Whether they are a new generation of young female athletes, such as 17-year-old ski jumper Sara Takanashi, or are Olympic veterans, like Canadian ice-hockey player Hayley Wickenheiser, women at the Sochi 2014 Olympic Winter Games are breaking records, making history and imposing themselves both on the field of play and in sports administration.
A series of firsts for women in sport
Over the two weeks of Olympic competitions, there have been many firsts for numerous female athletes and sports, with new events, such as women’s ski jumping, making their debut on the Olympic programme. American Maddie Bowman became the first Olympic champion in women’s ski halfpipe, while Tomoko Takeuchi from Japan is the first female athlete from Asia to win a medal in snowboarding after claiming silver in giant parallel slalom.
Other historic milestones include the Swiss women’s ice hockey team winning its first ever medal since the event was introduced at the Olympic Winter Games in Nagano in 1998. Rising young starAdelina Sotnikova entered Russia’s history books as the first woman ever to win Olympic figure skating gold for her country, and cross-country skier Justyna Kowalczyk’s golden finish in the women’s 10km classic earned her the title of Poland’s most successful winter Olympian of all time.
Mums on the road to success
Olympic achievements have also been rife for athletes who juggle their sporting careers with motherhood. Belarussian freestyler Alla Tsuper finally scored aerials gold after unsuccessful attempts in four editions of the Winter Games. Having had a child shortly after the Vancouver 2010 Games, Tsupe was joined on the podium by fellow mum, Australia’s Lydia Lassila, who took the bronze in historic fashion as she became the first female athlete to complete a backflip followed by four full twists.
Another one to savour Olympic success in front of her admiring daughter was Dutch speed skater Carien Kleibeuker, who made an impressive comeback after taking time out to focus on being a mother, and claimed bronze in the women’s 5,000m.
Leading roles in sports administration
With her fourth gold medal won with Canada’s women’s ice hockey team still hanging around her neck, Hayley Wickenheiser became the latest female athlete to become a member of the International Olympic Committee (IOC)’s Athletes’ Commission.

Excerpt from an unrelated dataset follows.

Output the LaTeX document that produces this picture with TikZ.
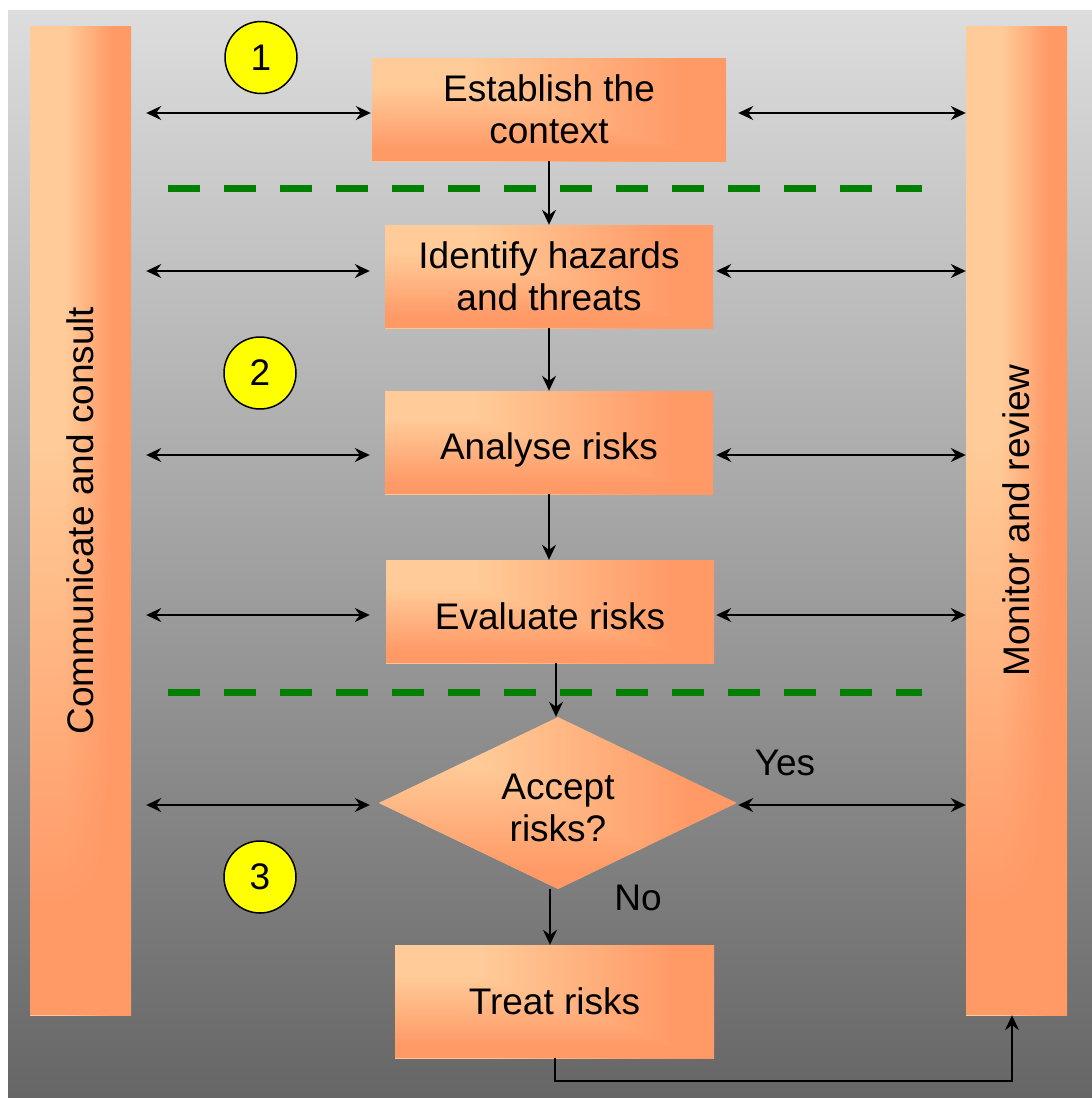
\documentclass[tikz,border=0pt]{standalone}
\usepackage{fontspec}
\setmainfont{Liberation Sans}
\usetikzlibrary{shapes.geometric,arrows.meta,fadings}
\definecolor{bgT}{RGB}{221,221,221}
\definecolor{bgB}{RGB}{102,102,102}
\definecolor{pkL}{RGB}{255,204,153}
\definecolor{pkD}{RGB}{255,153,102}
\definecolor{dgreen}{RGB}{0,128,0}
\definecolor{yel}{RGB}{255,255,0}
\pgfdeclareverticalshading{bgshade}{100bp}{color(0bp)=(bgB); color(25bp)=(bgB); color(75bp)=(bgT); color(100bp)=(bgT)}
% box gradients (rectangular, from the top-left corner)
\pgfdeclarehorizontalshading{hgr}{100bp}{color(0bp)=(pkL); color(38bp)=(pkL); color(69bp)=(pkD); color(100bp)=(pkD)}
\pgfdeclareverticalshading{vgr}{100bp}{color(0bp)=(pkD); color(30bp)=(pkD); color(62bp)=(pkL); color(100bp)=(pkL)}
% bar gradient: horizontal, fading to dark towards the bottom
\pgfdeclarehorizontalshading{hbar}{100bp}{color(0bp)=(pkL); color(42bp)=(pkL); color(66bp)=(pkD); color(100bp)=(pkD)}
\pgfdeclareverticalshading{barmask}{100bp}{color(0bp)=(white); color(30bp)=(white); color(54bp)=(black); color(100bp)=(black)}
\pgfdeclarefading{barfade}{\pgfuseshading{barmask}}
\begin{document}
\begin{tikzpicture}[x=1pt,y=-1pt,
  txt/.style={font=\fontsize{37}{42}\selectfont, align=center, text=black},
  rgrad/.style 2 args={path picture={
     \shade[shading=#1] (path picture bounding box.south west) rectangle (path picture bounding box.north east);
     \shade[shading=#2] (path picture bounding box.north west) -- (path picture bounding box.south west) -- (path picture bounding box.south east) -- cycle;}},
  bargrad/.style={path picture={
     \shade[shading=hbar] (path picture bounding box.south west) rectangle (path picture bounding box.north east);
     \fill[pkD, path fading=barfade, fit fading=true] (path picture bounding box.south west) rectangle (path picture bounding box.north east);}},
  box/.style={rectangle, rgrad={hgr}{vgr}, inner sep=0pt, txt},
  bar/.style={rectangle, bargrad, inner sep=0pt, minimum width=101pt, minimum height=989pt, txt},
  num/.style={circle, draw=black, line width=1.5pt, fill=yel, minimum size=72pt, inner sep=0pt, font=\fontsize{37}{42}\selectfont},
  tip/.tip={Stealth[length=15pt,width=14pt,inset=5pt]},
  arr/.style={line width=1.8pt, -tip},
  biarr/.style={line width=1.8pt, tip-tip},
  greendash/.style={draw=dgreen, line width=7pt, dash pattern=on 32pt off 24pt}
]
\useasboundingbox (0,0) rectangle (1092,1098);
\fill[white] (0,0) rectangle (1092,1098);
\shade[shading=bgshade] (8,10) rectangle (1092,1098);

% side bars
\node[bar] (cc) at (80.5,520.5) {\rotatebox{90}{Communicate and consult}};
\node[bar] (mr) at (1016.5,520.5) {\rotatebox{90}{Monitor and review}};

% process boxes
\node[box, minimum width=354pt, minimum height=103pt] (est) at (549,109.5) {Establish the\\context};
\node[box, minimum width=328pt, minimum height=103pt] (id) at (549,276.5) {Identify hazards\\and threats};
\node[box, minimum width=328pt, minimum height=103pt, text height=33pt, text depth=0pt] (an) at (549,442.5) {Analyse risks};
\node[box, minimum width=328pt, minimum height=103pt, text height=35pt, text depth=0pt] (ev) at (550,611.5) {Evaluate risks};
\node[diamond, rgrad={hgr}{vgr}, inner sep=0pt, minimum width=358pt, minimum height=172pt] (dia) at (558,803) {};
\node[txt] (diat) at (558,808) {Accept\\risks?};
\node[box, minimum width=319pt, minimum height=113pt] (tr) at (554.5,1001.5) {Treat risks};

% numbered circles
\node[num] (n1) at (261,57.5) {1};
\node[num] (n2) at (260,373) {2};
\node[num] (n3) at (260,877) {3};

% green dashed separators
\draw[greendash] (168,188) -- (922,188);
\draw[greendash] (168,692) -- (922,692);

% left bidirectional arrows
\draw[biarr] ([xshift=15pt]cc.east |- 0,113) -- ([xshift=-1pt]est.west |- 0,113);
\draw[biarr] ([xshift=15pt]cc.east |- 0,271) -- ([xshift=-15pt]id.west |- 0,271);
\draw[biarr] ([xshift=15pt]cc.east |- 0,455) -- ([xshift=-15pt]an.west |- 0,455);
\draw[biarr] ([xshift=15pt]cc.east |- 0,615) -- ([xshift=-16pt]ev.west |- 0,615);
\draw[biarr] ([xshift=15pt]cc.east |- 0,805) -- ([xshift=-9pt]dia.west |- 0,805);

% right bidirectional arrows
\draw[biarr] ([xshift=12pt]est.east |- 0,113) -- (mr.west |- 0,113);
\draw[biarr] ([xshift=3pt]id.east |- 0,271) -- (mr.west |- 0,271);
\draw[biarr] ([xshift=3pt]an.east |- 0,455) -- (mr.west |- 0,455);
\draw[biarr] ([xshift=2pt]ev.east |- 0,615) -- (mr.west |- 0,615);
\draw[biarr] ([xshift=1pt]dia.east |- 0,805) -- (mr.west |- 0,805);

% flow arrows
\draw[arr] (est.south) -- (id.north);
\draw[arr] (id.south) -- (an.north);
\draw[arr] (an.south) -- (an.south |- ev.north);
\draw[arr] ([xshift=-2pt]dia.north |- ev.south) -- ([xshift=-2pt]dia.north);
\draw[arr] ([xshift=-4.5pt]tr.north |- dia.south) -- ([xshift=-4.5pt]tr.north);
\coordinate (bl) at (555,1081);
\draw[arr] (tr.south -| bl) -- (bl) -| ([xshift=-4.5pt]mr.south);

% labels
\node[txt] (yes) at (785,763) {Yes};
\node[txt] (no) at (638,898) {No};
\end{tikzpicture}
\end{document}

The 35-year-old has competed in both Summer and Winter Games, was elected on Thursday in Sochi to the IOC’s Athletes’ Commission for a term of approximately eight years. She is now up for election as an IOC member for the same period. She joins former fencer and Olympian Claudia Bokel, who was re-elected as Chair of the Commission a few days prior to the start of the Sochi 2014 Games, with Angela Ruggiero elected as Vice-Chair. An Olympic ice hockey champion, Ruggiero has played more games for Team USA than any other athlete, male or female.
These female athletes, past and present, provide merely a taster of all the incredible achievements made by women at the Sochi 2014 Olympic Winter Games. Through their sporting triumphs and tribulations and their gestures of fair play, they continue to inspire generations of women and girls across the world. So, let’s hear it for the ladies!